[START DATA SEGMENT]

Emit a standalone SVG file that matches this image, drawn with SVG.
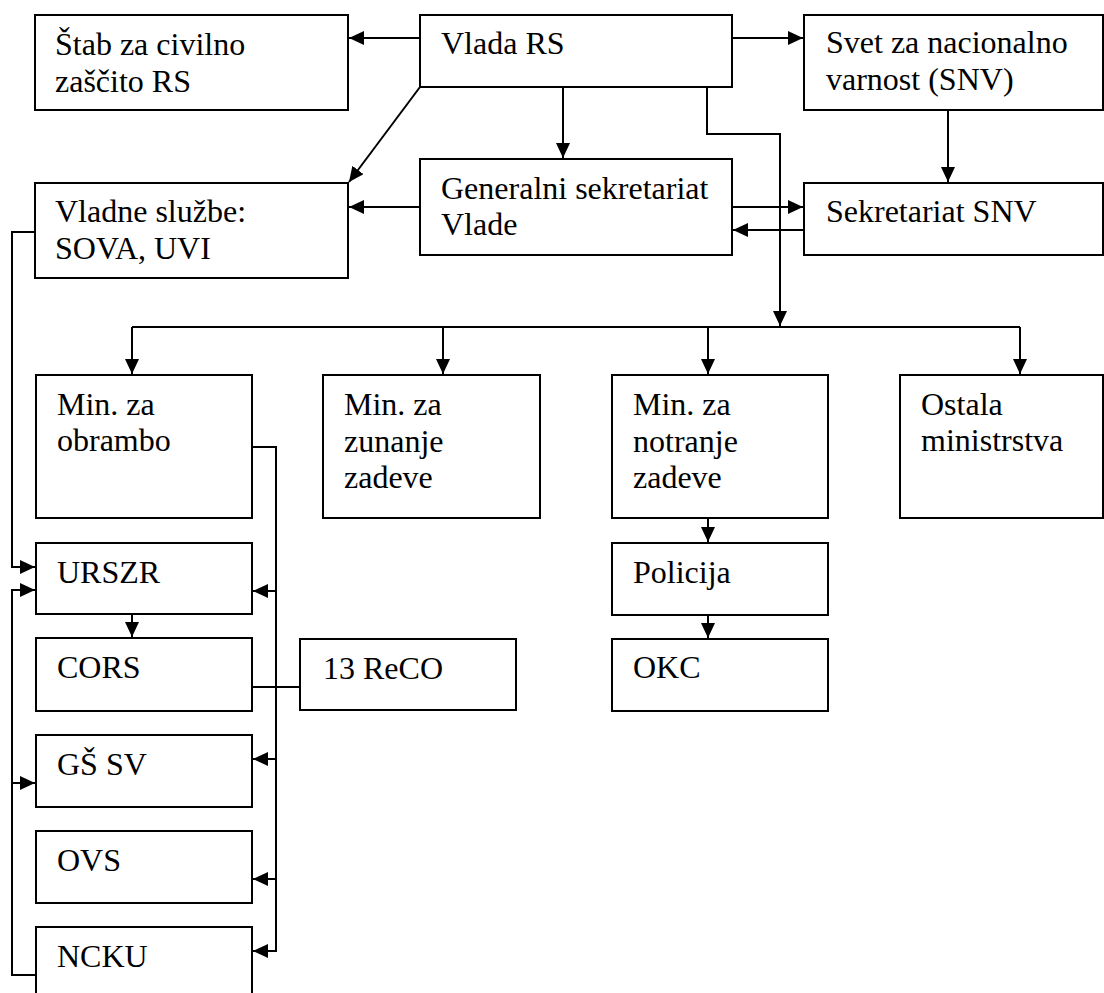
<svg xmlns="http://www.w3.org/2000/svg" width="1104" height="993" viewBox="0 0 1104 993">
<style>
.box{fill:#fff;stroke:#000;stroke-width:2}
.lbl{font-family:"Liberation Serif","Times New Roman",serif;font-size:32px;fill:#000}
.c{fill:none;stroke:#000;stroke-width:2}
.a{marker-end:url(#arr)}
</style>
<defs>
<marker id="arr" markerUnits="userSpaceOnUse" markerWidth="15" markerHeight="14" refX="15" refY="7" orient="auto">
<path d="M0,0 L15,7 L0,14 z" fill="#000"/>
</marker>
</defs>
<rect width="1104" height="993" fill="#fff"/>
<g id="connectors">
<path class="c a" d="M420,38 H349"/>
<path class="c a" d="M732,38 H803"/>
<path class="c a" d="M420,87 L349,182"/>
<path class="c a" d="M563,87 V158"/>
<path class="c a" d="M707,87 V134 H780 V326"/>
<path class="c a" d="M948,110 V182"/>
<path class="c a" d="M732,207 H803"/>
<path class="c a" d="M804,230 H733"/>
<path class="c a" d="M420,207 H349"/>
<path class="c" d="M132,327 H1020"/>
<path class="c a" d="M132,327 V374"/>
<path class="c a" d="M443,327 V374"/>
<path class="c a" d="M708,327 V374"/>
<path class="c a" d="M1020,327 V374"/>
<path class="c a" d="M35,232 H12 V567 H35"/>
<path class="c a" d="M36,975 H12 V590 H35"/>
<path class="c a" d="M12,783 H35"/>
<path class="c a" d="M252,447 H276 V951 H253"/>
<path class="c a" d="M276,591 H253"/>
<path class="c a" d="M276,759 H253"/>
<path class="c a" d="M276,879 H253"/>
<path class="c a" d="M132,614 V637"/>
<path class="c" d="M252,687 H300"/>
<path class="c a" d="M708,518 V542"/>
<path class="c a" d="M708,615 V638"/>
</g>
<g id="stab"><rect class="box" x="35" y="15" width="313" height="95"/><text class="lbl" x="55" y="55">Štab za civilno</text><text class="lbl" x="55" y="92">zaščito RS</text></g>
<g id="vlada"><rect class="box" x="420" y="15" width="312" height="72"/><text class="lbl" x="441" y="54">Vlada RS</text></g>
<g id="svet"><rect class="box" x="804" y="15" width="299" height="95"/><text class="lbl" x="826" y="53">Svet za nacionalno</text><text class="lbl" x="826" y="90">varnost (SNV)</text></g>
<g id="vladne"><rect class="box" x="35" y="183" width="313" height="95"/><text class="lbl" x="55" y="222">Vladne službe:</text><text class="lbl" x="55" y="259">SOVA, UVI</text></g>
<g id="gensek"><rect class="box" x="420" y="159" width="312" height="96"/><text class="lbl" x="441" y="199">Generalni sekretariat</text><text class="lbl" x="441" y="235">Vlade</text></g>
<g id="seksnv"><rect class="box" x="804" y="183" width="299" height="72"/><text class="lbl" x="826" y="222">Sekretariat SNV</text></g>
<g id="minobr"><rect class="box" x="36" y="375" width="216" height="143"/><text class="lbl" x="57" y="415">Min. za</text><text class="lbl" x="57" y="451">obrambo</text></g>
<g id="minzun"><rect class="box" x="323" y="375" width="217" height="143"/><text class="lbl" x="344" y="415">Min. za</text><text class="lbl" x="344" y="452">zunanje</text><text class="lbl" x="344" y="488">zadeve</text></g>
<g id="minnot"><rect class="box" x="612" y="375" width="216" height="143"/><text class="lbl" x="633" y="415">Min. za</text><text class="lbl" x="633" y="452">notranje</text><text class="lbl" x="633" y="488">zadeve</text></g>
<g id="ostala"><rect class="box" x="900" y="375" width="203" height="143"/><text class="lbl" x="921" y="415">Ostala</text><text class="lbl" x="921" y="451">ministrstva</text></g>
<g id="urszr"><rect class="box" x="36" y="543" width="216" height="71"/><text class="lbl" x="57" y="583">URSZR</text></g>
<g id="cors"><rect class="box" x="36" y="638" width="216" height="73"/><text class="lbl" x="57" y="678">CORS</text></g>
<g id="reco"><rect class="box" x="300" y="639" width="216" height="71"/><text class="lbl" x="323" y="679">13 ReCO</text></g>
<g id="gssv"><rect class="box" x="36" y="735" width="216" height="72"/><text class="lbl" x="57" y="775">GŠ SV</text></g>
<g id="ovs"><rect class="box" x="36" y="831" width="216" height="72"/><text class="lbl" x="57" y="871">OVS</text></g>
<g id="ncku"><rect class="box" x="36" y="927" width="216" height="80"/><text class="lbl" x="57" y="967">NCKU</text></g>
<g id="policija"><rect class="box" x="612" y="543" width="216" height="72"/><text class="lbl" x="633" y="583">Policija</text></g>
<g id="okc"><rect class="box" x="612" y="639" width="216" height="72"/><text class="lbl" x="633" y="678">OKC</text></g>
</svg>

[END DATA SEGMENT]

AIM OF THE TASK —
Every line above should be returned word for word, with the pictures left behind.

OUTPUT —
Emit a standalone SVG file that matches this image, drawn with SVG.
<svg xmlns="http://www.w3.org/2000/svg" width="1104" height="993" viewBox="0 0 1104 993">
<style>
.box{fill:#fff;stroke:#000;stroke-width:2}
.lbl{font-family:"Liberation Serif","Times New Roman",serif;font-size:32px;fill:#000}
.c{fill:none;stroke:#000;stroke-width:2}
.a{marker-end:url(#arr)}
</style>
<defs>
<marker id="arr" markerUnits="userSpaceOnUse" markerWidth="15" markerHeight="14" refX="15" refY="7" orient="auto">
<path d="M0,0 L15,7 L0,14 z" fill="#000"/>
</marker>
</defs>
<rect width="1104" height="993" fill="#fff"/>
<g id="connectors">
<path class="c a" d="M420,38 H349"/>
<path class="c a" d="M732,38 H803"/>
<path class="c a" d="M420,87 L349,182"/>
<path class="c a" d="M563,87 V158"/>
<path class="c a" d="M707,87 V134 H780 V326"/>
<path class="c a" d="M948,110 V182"/>
<path class="c a" d="M732,207 H803"/>
<path class="c a" d="M804,230 H733"/>
<path class="c a" d="M420,207 H349"/>
<path class="c" d="M132,327 H1020"/>
<path class="c a" d="M132,327 V374"/>
<path class="c a" d="M443,327 V374"/>
<path class="c a" d="M708,327 V374"/>
<path class="c a" d="M1020,327 V374"/>
<path class="c a" d="M35,232 H12 V567 H35"/>
<path class="c a" d="M36,975 H12 V590 H35"/>
<path class="c a" d="M12,783 H35"/>
<path class="c a" d="M252,447 H276 V951 H253"/>
<path class="c a" d="M276,591 H253"/>
<path class="c a" d="M276,759 H253"/>
<path class="c a" d="M276,879 H253"/>
<path class="c a" d="M132,614 V637"/>
<path class="c" d="M252,687 H300"/>
<path class="c a" d="M708,518 V542"/>
<path class="c a" d="M708,615 V638"/>
</g>
<g id="stab"><rect class="box" x="35" y="15" width="313" height="95"/><text class="lbl" x="55" y="55">Štab za civilno</text><text class="lbl" x="55" y="92">zaščito RS</text></g>
<g id="vlada"><rect class="box" x="420" y="15" width="312" height="72"/><text class="lbl" x="441" y="54">Vlada RS</text></g>
<g id="svet"><rect class="box" x="804" y="15" width="299" height="95"/><text class="lbl" x="826" y="53">Svet za nacionalno</text><text class="lbl" x="826" y="90">varnost (SNV)</text></g>
<g id="vladne"><rect class="box" x="35" y="183" width="313" height="95"/><text class="lbl" x="55" y="222">Vladne službe:</text><text class="lbl" x="55" y="259">SOVA, UVI</text></g>
<g id="gensek"><rect class="box" x="420" y="159" width="312" height="96"/><text class="lbl" x="441" y="199">Generalni sekretariat</text><text class="lbl" x="441" y="235">Vlade</text></g>
<g id="seksnv"><rect class="box" x="804" y="183" width="299" height="72"/><text class="lbl" x="826" y="222">Sekretariat SNV</text></g>
<g id="minobr"><rect class="box" x="36" y="375" width="216" height="143"/><text class="lbl" x="57" y="415">Min. za</text><text class="lbl" x="57" y="451">obrambo</text></g>
<g id="minzun"><rect class="box" x="323" y="375" width="217" height="143"/><text class="lbl" x="344" y="415">Min. za</text><text class="lbl" x="344" y="452">zunanje</text><text class="lbl" x="344" y="488">zadeve</text></g>
<g id="minnot"><rect class="box" x="612" y="375" width="216" height="143"/><text class="lbl" x="633" y="415">Min. za</text><text class="lbl" x="633" y="452">notranje</text><text class="lbl" x="633" y="488">zadeve</text></g>
<g id="ostala"><rect class="box" x="900" y="375" width="203" height="143"/><text class="lbl" x="921" y="415">Ostala</text><text class="lbl" x="921" y="451">ministrstva</text></g>
<g id="urszr"><rect class="box" x="36" y="543" width="216" height="71"/><text class="lbl" x="57" y="583">URSZR</text></g>
<g id="cors"><rect class="box" x="36" y="638" width="216" height="73"/><text class="lbl" x="57" y="678">CORS</text></g>
<g id="reco"><rect class="box" x="300" y="639" width="216" height="71"/><text class="lbl" x="323" y="679">13 ReCO</text></g>
<g id="gssv"><rect class="box" x="36" y="735" width="216" height="72"/><text class="lbl" x="57" y="775">GŠ SV</text></g>
<g id="ovs"><rect class="box" x="36" y="831" width="216" height="72"/><text class="lbl" x="57" y="871">OVS</text></g>
<g id="ncku"><rect class="box" x="36" y="927" width="216" height="80"/><text class="lbl" x="57" y="967">NCKU</text></g>
<g id="policija"><rect class="box" x="612" y="543" width="216" height="72"/><text class="lbl" x="633" y="583">Policija</text></g>
<g id="okc"><rect class="box" x="612" y="639" width="216" height="72"/><text class="lbl" x="633" y="678">OKC</text></g>
</svg>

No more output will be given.